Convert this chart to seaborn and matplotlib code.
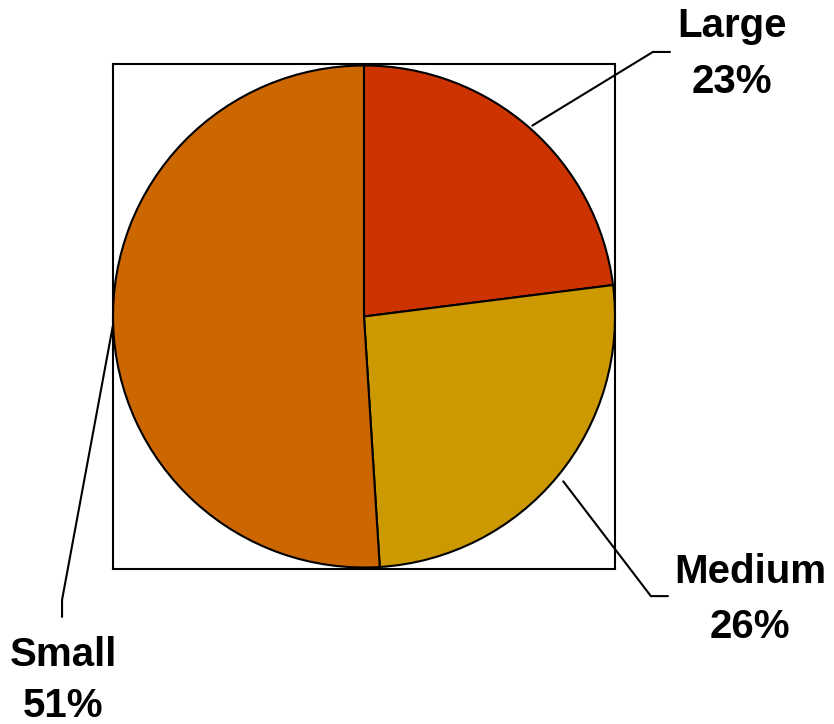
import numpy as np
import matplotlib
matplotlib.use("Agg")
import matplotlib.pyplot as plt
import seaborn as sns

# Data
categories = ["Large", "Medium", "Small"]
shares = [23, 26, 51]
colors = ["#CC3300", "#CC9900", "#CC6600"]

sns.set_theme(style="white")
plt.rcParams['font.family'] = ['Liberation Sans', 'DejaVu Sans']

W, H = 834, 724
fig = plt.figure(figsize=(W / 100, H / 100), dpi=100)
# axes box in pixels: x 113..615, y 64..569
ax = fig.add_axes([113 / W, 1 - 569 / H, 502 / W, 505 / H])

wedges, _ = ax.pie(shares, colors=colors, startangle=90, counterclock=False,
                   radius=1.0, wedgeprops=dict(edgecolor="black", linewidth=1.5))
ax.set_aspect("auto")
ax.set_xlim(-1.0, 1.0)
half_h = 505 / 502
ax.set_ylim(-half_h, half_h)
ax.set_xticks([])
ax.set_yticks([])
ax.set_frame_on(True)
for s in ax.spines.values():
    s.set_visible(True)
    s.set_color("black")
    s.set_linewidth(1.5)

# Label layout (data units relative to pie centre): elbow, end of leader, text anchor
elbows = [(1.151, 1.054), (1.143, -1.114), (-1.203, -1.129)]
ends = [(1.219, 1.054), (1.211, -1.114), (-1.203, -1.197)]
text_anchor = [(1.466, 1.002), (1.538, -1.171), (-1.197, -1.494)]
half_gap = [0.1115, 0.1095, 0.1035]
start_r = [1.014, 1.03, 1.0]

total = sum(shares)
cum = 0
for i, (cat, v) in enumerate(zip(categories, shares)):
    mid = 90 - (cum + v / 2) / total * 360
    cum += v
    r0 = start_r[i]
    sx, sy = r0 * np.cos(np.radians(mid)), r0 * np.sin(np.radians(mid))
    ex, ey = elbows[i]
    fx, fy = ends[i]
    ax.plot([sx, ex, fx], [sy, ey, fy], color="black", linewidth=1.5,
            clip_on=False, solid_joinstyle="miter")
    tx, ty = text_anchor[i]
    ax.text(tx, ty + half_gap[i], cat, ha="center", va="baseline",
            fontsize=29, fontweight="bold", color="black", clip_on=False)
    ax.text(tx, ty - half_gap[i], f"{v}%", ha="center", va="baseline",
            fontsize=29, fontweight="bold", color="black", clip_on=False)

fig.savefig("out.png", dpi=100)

---

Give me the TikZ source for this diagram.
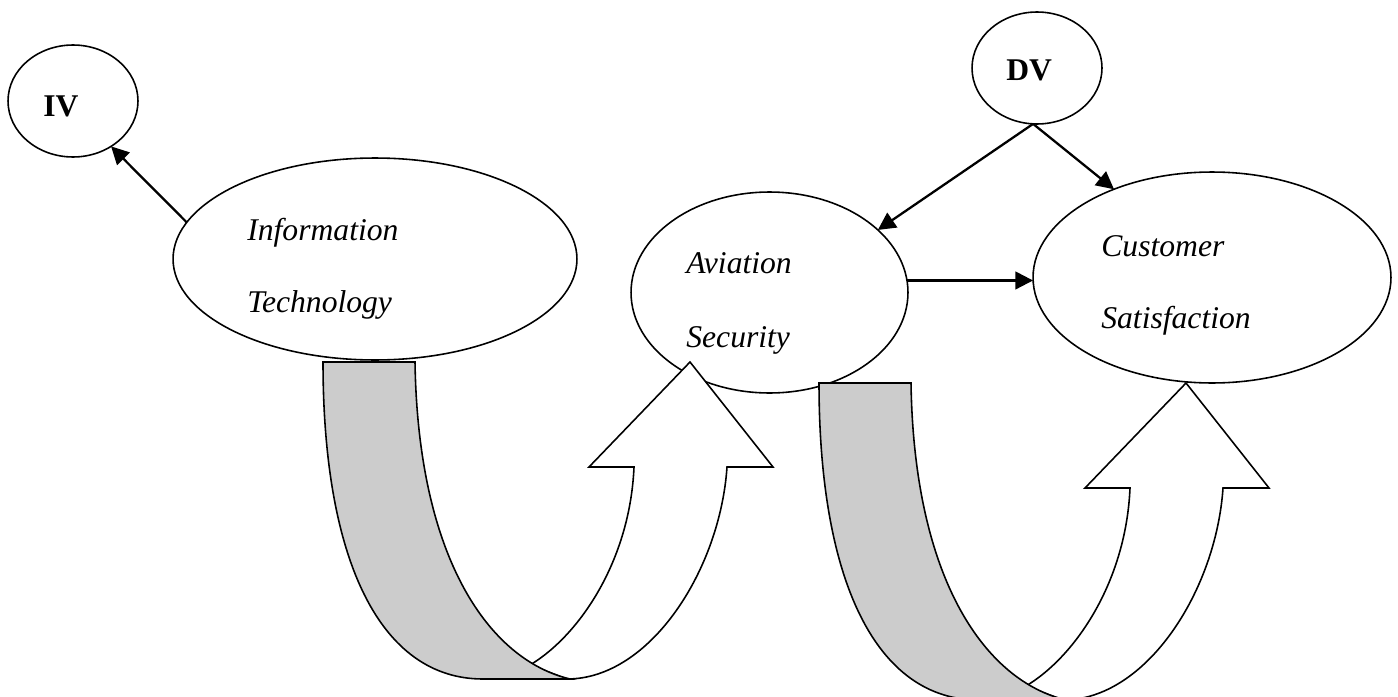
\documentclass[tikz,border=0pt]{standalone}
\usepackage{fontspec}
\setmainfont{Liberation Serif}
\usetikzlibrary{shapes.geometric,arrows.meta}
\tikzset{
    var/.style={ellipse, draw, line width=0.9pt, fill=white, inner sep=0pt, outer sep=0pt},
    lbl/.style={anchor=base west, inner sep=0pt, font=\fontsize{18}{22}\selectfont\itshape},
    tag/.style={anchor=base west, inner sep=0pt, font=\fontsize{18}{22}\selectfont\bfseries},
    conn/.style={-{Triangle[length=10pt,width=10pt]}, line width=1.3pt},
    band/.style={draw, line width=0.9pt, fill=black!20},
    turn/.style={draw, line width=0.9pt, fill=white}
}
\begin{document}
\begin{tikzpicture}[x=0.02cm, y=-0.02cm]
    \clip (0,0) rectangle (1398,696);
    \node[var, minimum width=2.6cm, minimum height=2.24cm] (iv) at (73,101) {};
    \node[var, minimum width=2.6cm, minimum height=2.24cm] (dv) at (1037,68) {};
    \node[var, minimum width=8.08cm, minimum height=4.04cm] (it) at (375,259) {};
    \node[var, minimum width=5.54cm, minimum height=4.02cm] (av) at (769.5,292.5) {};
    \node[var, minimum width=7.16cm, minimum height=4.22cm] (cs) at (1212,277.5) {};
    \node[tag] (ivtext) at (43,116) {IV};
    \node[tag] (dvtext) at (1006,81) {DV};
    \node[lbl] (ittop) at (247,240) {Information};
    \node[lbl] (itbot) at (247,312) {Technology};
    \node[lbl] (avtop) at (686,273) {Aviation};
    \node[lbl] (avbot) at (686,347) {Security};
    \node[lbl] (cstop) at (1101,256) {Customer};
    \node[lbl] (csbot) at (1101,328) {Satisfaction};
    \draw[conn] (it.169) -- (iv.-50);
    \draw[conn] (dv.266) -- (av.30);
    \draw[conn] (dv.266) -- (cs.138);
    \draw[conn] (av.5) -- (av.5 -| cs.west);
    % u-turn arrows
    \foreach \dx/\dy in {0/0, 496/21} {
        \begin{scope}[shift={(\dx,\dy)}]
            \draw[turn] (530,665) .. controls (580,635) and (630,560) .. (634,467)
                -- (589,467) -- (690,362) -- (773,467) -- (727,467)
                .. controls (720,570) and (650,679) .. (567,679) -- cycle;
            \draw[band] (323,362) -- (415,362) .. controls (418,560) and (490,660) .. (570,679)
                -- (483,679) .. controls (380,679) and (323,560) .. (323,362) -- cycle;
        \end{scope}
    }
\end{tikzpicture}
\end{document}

Your goal –
Using the data above, which lines fall from the one with "Convert this chart" through the one with "s.set_linewidth(1.5)"? Repeat them exactly, ends included, minus any pictures.

Exercise result –
Convert this chart to seaborn and matplotlib code.
import numpy as np
import matplotlib
matplotlib.use("Agg")
import matplotlib.pyplot as plt
import seaborn as sns

# Data
categories = ["Large", "Medium", "Small"]
shares = [23, 26, 51]
colors = ["#CC3300", "#CC9900", "#CC6600"]

sns.set_theme(style="white")
plt.rcParams['font.family'] = ['Liberation Sans', 'DejaVu Sans']

W, H = 834, 724
fig = plt.figure(figsize=(W / 100, H / 100), dpi=100)
# axes box in pixels: x 113..615, y 64..569
ax = fig.add_axes([113 / W, 1 - 569 / H, 502 / W, 505 / H])

wedges, _ = ax.pie(shares, colors=colors, startangle=90, counterclock=False,
                   radius=1.0, wedgeprops=dict(edgecolor="black", linewidth=1.5))
ax.set_aspect("auto")
ax.set_xlim(-1.0, 1.0)
half_h = 505 / 502
ax.set_ylim(-half_h, half_h)
ax.set_xticks([])
ax.set_yticks([])
ax.set_frame_on(True)
for s in ax.spines.values():
    s.set_visible(True)
    s.set_color("black")
    s.set_linewidth(1.5)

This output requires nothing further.